40-54 East Orange Street


Map Analysis

40-42 East Orange Street

In 1886, 40 East Orange Street was established as the location of the First Reformed Church of Lancaster, PA.  The church still is located on this block to this day. The structure has maintained its large presence, as it occupied approximately a third of the north face of the block.  A room located in the back left area of the church was added-on sometime between the years of 1897 and 1912.  Additionally, between these same years, construction may have been done to extend the top level (or roof) of the church upwards.

44 East Orange Street

This building was kept as a residence from 1886 – 1929.  However, between the years of 1897 and 1912, the backroom was expanded.  Three rooms were added sometime between 1897 and 1912 to the left side of the structure..  During that same year, the building served as a parsonage, or housing for the pastor (presumably for the First Reformed Church).   The structure is still intact and still serves as a residential building.

46 East Orange Street

46 East Orange was an entirely separate building from 44 East Orange in 1886 with a similar structure in 1891.  Between 1891 and 1897, the building was reconstructed and split into two separate buildings.  The result was a conjoined structure that ranged from 44 to 50 East Orange. Rooms were rearranged such that the back of the building was longer with more stories than originally designed.  Finally, in 1929, another addition was made to the southern portion of the building, which then contained office space.  The front building was three stories high, where as the other rooms were lower in height.  The structure does not exist today.

48 East Orange Street

A structure did not occupy the space of 48 East Orange in neither 1886 nor 1891.  In 1897, as mentioned before, construction was done so that a 46 and 48 East Orange were connected.  The building served as a dwelling between the years of 1886 and 1929.  The structure does not exist currently.

50 East Orange Street

This structure was designated as a residence through the years of 1886 and 1929.  One note of mention is the room located in the southern most part of the building.  The room was expanded in both width and height between 1891 and 1897.  However, sometime between 1897 and 1912, the room was demolished and another room was added on the left side of the structure.  The structure no longer exists, as room was made for a parking lot / garage for the neighboring courthouse.

52 East Orange Street

Up until 1929, 52 East Orange Street did not exist.  The address was created after the expansion to the neighboring Pennsylvania Business & Shorthand College.  The structure was made separate from the college between the years of 1912 and 1929.  The structure no longer exists.

54 East Orange Street

54 East Orange Street was established as St.
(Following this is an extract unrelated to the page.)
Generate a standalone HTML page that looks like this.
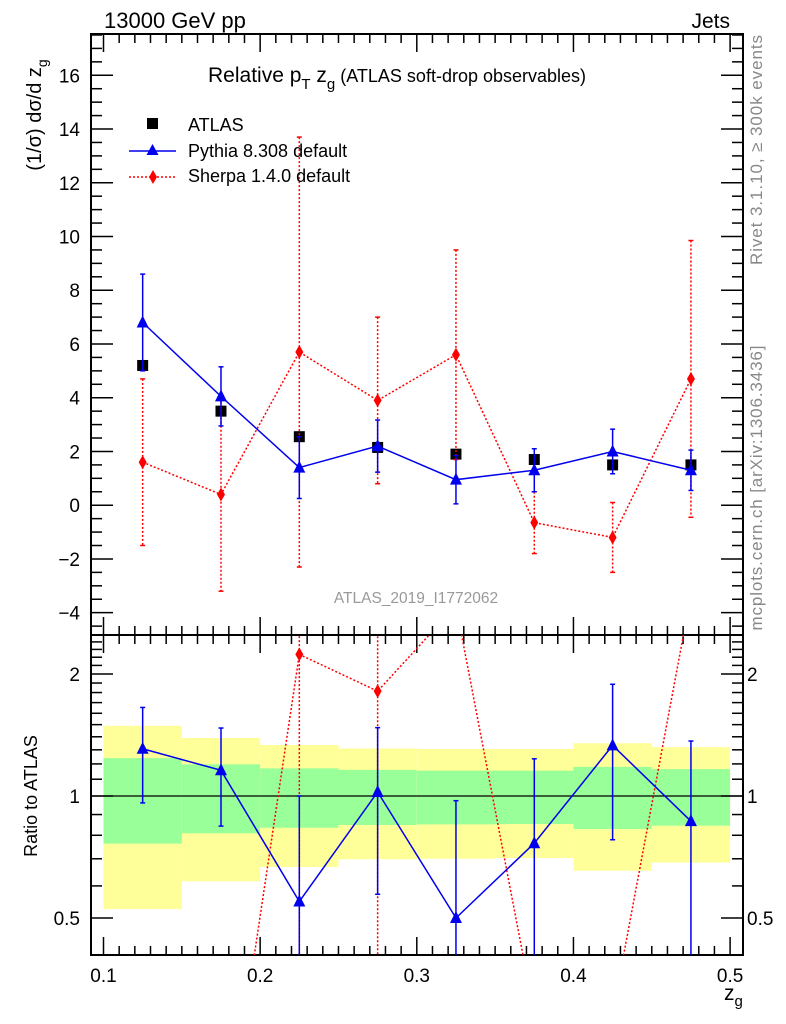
<!DOCTYPE html>
<html><head><meta charset="utf-8"><style>
html,body{margin:0;padding:0;background:#fff;width:786px;height:1024px;overflow:hidden;}
svg{display:block;font-family:"Liberation Sans",sans-serif;}
</style></head><body>
<svg id="chart" width="786" height="1024" viewBox="0 0 786 1024" xmlns="http://www.w3.org/2000/svg">
<defs><clipPath id="cm"><rect x="91" y="34" width="652" height="601"/></clipPath><clipPath id="cr"><rect x="91" y="635" width="652" height="320"/></clipPath></defs>
<g id="bands"></g>
<g id="grid"></g>
<g id="marks"></g>
<text x="104" y="28" font-size="22">13000 GeV pp</text>
<text x="730" y="28" font-size="21" text-anchor="end">Jets</text>
<text x="208" y="82" font-size="21">Relative p<tspan font-size="15" dy="7">T</tspan><tspan dy="-7"> z</tspan><tspan font-size="15" dy="7">g</tspan><tspan font-size="18" dy="-7"> (ATLAS soft-drop observables)</tspan></text>
<g>
<rect x="147" y="118" width="11" height="11" fill="#000"/>
<text x="188" y="131" font-size="18">ATLAS</text>
<line x1="129" y1="151" x2="176" y2="151" stroke="#0000ee" stroke-width="1.5"/>
<polygon points="152.5,144 146.5,155 158.5,155" fill="#0000ee"/>
<text x="188" y="157" font-size="18">Pythia 8.308 default</text>
<line x1="129" y1="177" x2="176" y2="177" stroke="#f00" stroke-width="1.5" stroke-dasharray="2,2"/>
<polygon points="153,170 157,177 153,184 149,177" fill="#f00"/>
<text x="188" y="182" font-size="18">Sherpa 1.4.0 default</text>
</g>
<text x="416" y="603" font-size="15.5" fill="#999" text-anchor="middle">ATLAS_2019_I1772062</text>
<text transform="translate(41,115) rotate(-90)" font-size="20" text-anchor="middle">(1/σ) dσ/d z<tspan font-size="14" dy="6">g</tspan></text>
<text transform="translate(37,796) rotate(-90)" font-size="18" text-anchor="middle">Ratio to ATLAS</text>
<text x="724" y="1000" font-size="21">z<tspan font-size="15" dy="6">g</tspan></text>
<text transform="translate(762,150) rotate(-90)" font-size="17" fill="#888" text-anchor="middle" textLength="230">Rivet 3.1.10, ≥ 300k events</text>
<text transform="translate(762,488) rotate(-90)" font-size="17" fill="#888" text-anchor="middle" textLength="285">mcplots.cern.ch [arXiv:1306.3436]</text>
</svg>
<script>
const binEdges=[0.1,0.15,0.2,0.25,0.3,0.35,0.4,0.45,0.5];
const binCenters=[0.125,0.175,0.225,0.275,0.325,0.375,0.425,0.475];
const atlasVals=[5.2,3.5,2.55,2.15,1.9,1.7,1.5,1.5];
const pythiaVals=[6.8,4.05,1.4,2.2,0.95,1.3,2.0,1.3];
const pythiaErr=[1.8,1.1,1.15,0.97,0.9,0.8,0.83,0.75];
const sherpaVals=[1.6,0.4,5.7,3.9,5.6,-0.65,-1.2,4.7];
const sherpaErr=[3.1,3.6,8.0,3.1,3.9,1.15,1.3,5.15];
const statUp=[1.24,1.197,1.17,1.16,1.155,1.155,1.18,1.165];
const statDn=[0.763,0.809,0.835,0.848,0.851,0.853,0.829,0.845];
const totUp=[1.49,1.39,1.336,1.31,1.306,1.306,1.35,1.32];
const totDn=[0.526,0.616,0.668,0.698,0.70,0.703,0.654,0.685];
const xTicks=[0.1,0.2,0.3,0.4,0.5];
const yTicks=[-4,-2,0,2,4,6,8,10,12,14,16];
const rTicks=[0.5,1,2];

const NS="http://www.w3.org/2000/svg";
const L=91,R=743,T=34,S=635,B=955;
const X=v=>103.5+(v-0.1)*1566.5;
const Y=v=>505.2-v*26.87;
const RY=v=>796-122*Math.log2(v>0?v:0.29);
function mk(p,t,a){const e=document.createElementNS(NS,t);for(const k in a)e.setAttribute(k,a[k]);p.appendChild(e);return e;}
const bands=document.getElementById('bands'),grid=document.getElementById('grid'),marks=document.getElementById('marks');

for(let i=0;i<binCenters.length;i++){
 const x0=X(binEdges[i]),x1=X(binEdges[i+1]);
 const y=mk(bands,'rect',{x:x0,y:RY(totUp[i]),width:x1-x0,height:RY(totDn[i])-RY(totUp[i]),fill:'#ffff99'});
 
 
 const g=mk(bands,'rect',{x:x0,y:RY(statUp[i]),width:x1-x0,height:RY(statDn[i])-RY(statUp[i]),fill:'#99ff99'});
 
 
}
const u=mk(grid,'line',{x1:L,x2:R,y1:RY(1),y2:RY(1),stroke:'#000','stroke-width':1.2});


mk(grid,'rect',{x:L,y:T,width:R-L,height:S-T,fill:'none',stroke:'#000','stroke-width':2});
mk(grid,'rect',{x:L,y:S,width:R-L,height:B-S,fill:'none',stroke:'#000','stroke-width':2});
for(let k=0;k<=40;k++){const v=0.1+k*0.01,x=X(v),maj=k%10==0;const len=maj?18:9;
 for(const [yb,dir] of [[T,1],[S,-1],[S,1],[B,-1]]){mk(grid,'line',{x1:x,x2:x,y1:yb,y2:yb+dir*len,stroke:'#000','stroke-width':1.5});}
}
xTicks.forEach(v=>{const t=mk(grid,'text',{x:X(v),y:982,'font-size':19,'text-anchor':'middle'});t.textContent=String(v);
 
 });
for(let v=-4.5;v<=17.5;v+=0.5){const y=Y(v);if(y<T||y>S)continue;const maj=Math.abs(v%2)<1e-9;const len=maj?22:11;
 mk(grid,'line',{x1:L,x2:L+len,y1:y,y2:y,stroke:'#000','stroke-width':1.5});
 mk(grid,'line',{x1:R,x2:R-len,y1:y,y2:y,stroke:'#000','stroke-width':1.5});}
yTicks.forEach(v=>{const t=mk(grid,'text',{x:80,y:Y(v)+7,'font-size':19,'text-anchor':'end'});t.textContent=v<0?'\u2212'+(-v):String(v);
 
 });
const rm=[];for(let v=0.4;v<2.55;v+=0.1)rm.push(+v.toFixed(1));
rm.forEach(v=>{const y=RY(v);if(y<S||y>B)return;const maj=rTicks.includes(v);const len=maj?22:11;
 mk(grid,'line',{x1:L,x2:L+len,y1:y,y2:y,stroke:'#000','stroke-width':1.5});
 mk(grid,'line',{x1:R,x2:R-len,y1:y,y2:y,stroke:'#000','stroke-width':1.5});});
rTicks.forEach(v=>{for(const [x,a] of [[80,'end'],[747,'start']]){const t=mk(grid,'text',{x:x,y:RY(v)+7,'font-size':19,'text-anchor':a});t.textContent=String(v);
 
 }});

const gm=mk(marks,'g',{'clip-path':'url(#cm)'}),gr=mk(marks,'g',{'clip-path':'url(#cr)'});

function series(g,vals,errs,ref,color,dash,shape,name,ratio){
 const pts=vals.map((v,i)=>[X(binCenters[i]),ratio?RY(v/ref[i]):Y(v)]);
 const line=mk(g,'polyline',{points:pts.map(p=>p.join(',')).join(' '),fill:'none',stroke:color,'stroke-width':1.5});
 if(dash)line.setAttribute('stroke-dasharray','2,2');
 
 
 vals.forEach((v,i)=>{
  const x=X(binCenters[i]);const [px,py]=pts[i];
  if(ratio&&(py<S||py>B))return;
  const hi=v+errs[i],lo=v-errs[i];
  const yh=ratio?RY(hi/ref[i]):Y(hi),yl=ratio?(lo>0?RY(lo/ref[i]):B+50):Y(lo);
  const e=mk(g,'line',{x1:x,x2:x,y1:yh,y2:yl,stroke:color,'stroke-width':1.5});
  if(dash)e.setAttribute('stroke-dasharray','2,2');
  
  
  mk(g,'line',{x1:x-2.5,x2:x+2.5,y1:yh,y2:yh,stroke:color,'stroke-width':1.5});
  mk(g,'line',{x1:x-2.5,x2:x+2.5,y1:yl,y2:yl,stroke:color,'stroke-width':1.5});
  let m;
  if(shape==='tri')m=mk(g,'polygon',{points:`${px},${py-7} ${px-6},${py+5} ${px+6},${py+5}`,fill:color});
  else m=mk(g,'polygon',{points:`${px},${py-7} ${px+4},${py} ${px},${py+7} ${px-4},${py}`,fill:color});
  
  
 });
}
atlasVals.forEach((v,i)=>{const r=mk(gm,'rect',{x:X(binCenters[i])-5.5,y:Y(v)-5.5,width:11,height:11,fill:'#000'});
 
 });
series(gm,sherpaVals,sherpaErr,atlasVals,'#f00',true,'dia','sherpa',false);
series(gm,pythiaVals,pythiaErr,atlasVals,'#0000ee',false,'tri','pythia',false);
series(gr,sherpaVals,sherpaErr,atlasVals,'#f00',true,'dia','sherpa-ratio',true);
series(gr,pythiaVals,pythiaErr,atlasVals,'#0000ee',false,'tri','pythia-ratio',true);
</script>
</body></html>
Paul’s Reformed Church until 1912, when it was converted into Pennsylvania Business & Shorthand College.   An additional room was constructed sometime between 1912 and 1929, and its function changed to house office space.  Presently, the structure serves as the Lancaster County Courthouse.

Venustas on Main Street

The features of the First Reformed Christ Church include multiple columns that surround the second floor window.  The structure also contains arcuated designs, which can be found on the doorways, windows, and spires.  The spire-like structures at the top give off a castle aged feel, which is what the architect probably wanted people to think of.  Religion, in the architects eyes, is equally as important as castles used to be. The facade was built using brick, giving it a reddish hue that blends in with neighboring buildings.

This building gives off a residential feel.  It is communicating to the passerby that the structure was built to serve as an abode.  However, the flags that are mounted dictate that it presently has a different function.  The building’s brick facade and windows align with the symmetrical design.  Wooden window shutters compliment the Colonial style look, as well as the covered porch area to the right of the building, which is supported by typical columns.